Compositional variability leads to heterogeneous mantle deformation by causing rheological heterogeneities. Stress concentrations resulting from these heterogeneities result in increased strain energy, providing activation energy to promote reactions in polyphase rocks. Reactions, in turn, lead to grain size reduction and strain localization changing the dominant deformation mechanism from dislocation to diffusion creep.

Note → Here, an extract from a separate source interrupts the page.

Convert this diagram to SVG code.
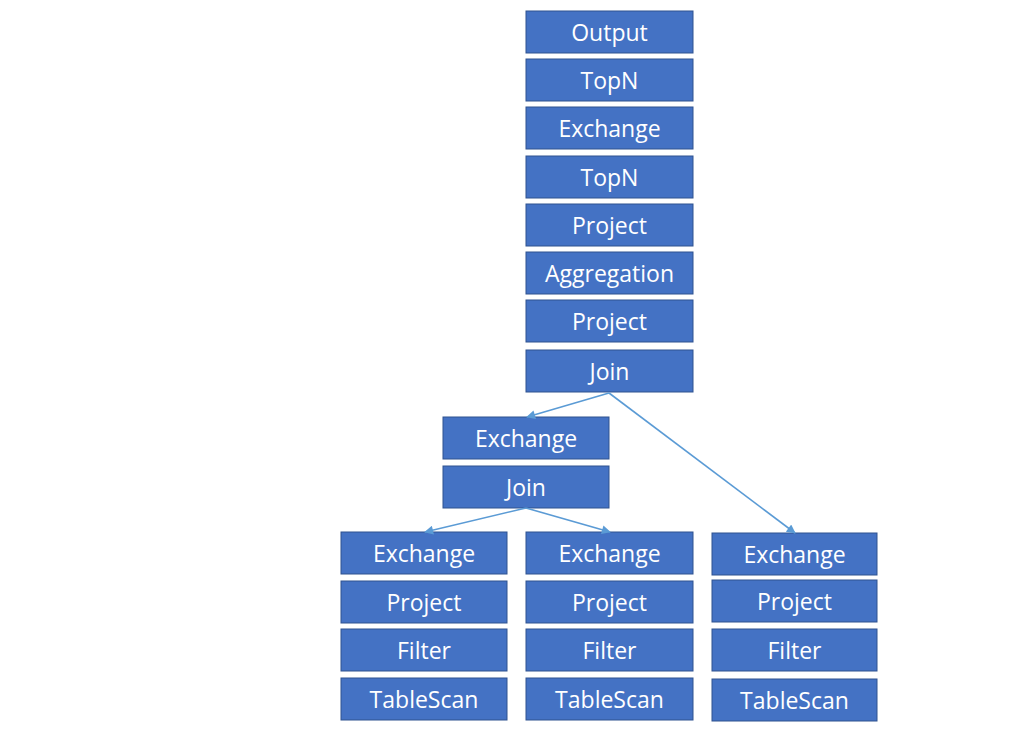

Examples of rheological heterogeneity resulting in strain localization occur in the Red Hills ultramafic massif, New Zealand, where solid-state deformation is localized within narrow dunite bands in a harzburgite host. Phase variability, in the form of melt, also resulted in the juxtaposition of km-scale structural domains along a zone marked by increased volume of clinopyroxene dikes and a penetrative plagioclase foliation. In the Twin Sisters ultramafic massif, WA, pyroxenite dikes in a dunite host served as rheological heterogeneities that localized deformation within a cm-scale shear zone. Pyroxene in the sheared dunite promoted a reaction that produced fine-grained reaction products, changing the dominant deformation mechanism from dislocation to diffusion creep. Similarly, a continuous reaction associated with the spinel to plagioclase lherzolite transition promoted localization in the Turon de Técouère mylonites in the North Pyrenees.

In crustal rocks, fluids serve as reactants or products leading to strain localization. In the mantle, fluids may not be available. However, as polyphase mantle rocks move in P-T space, high T combined with strain energy may provide sufficient activation energy in highly strained zones for reactions to lead to grain size reduction and strain localization.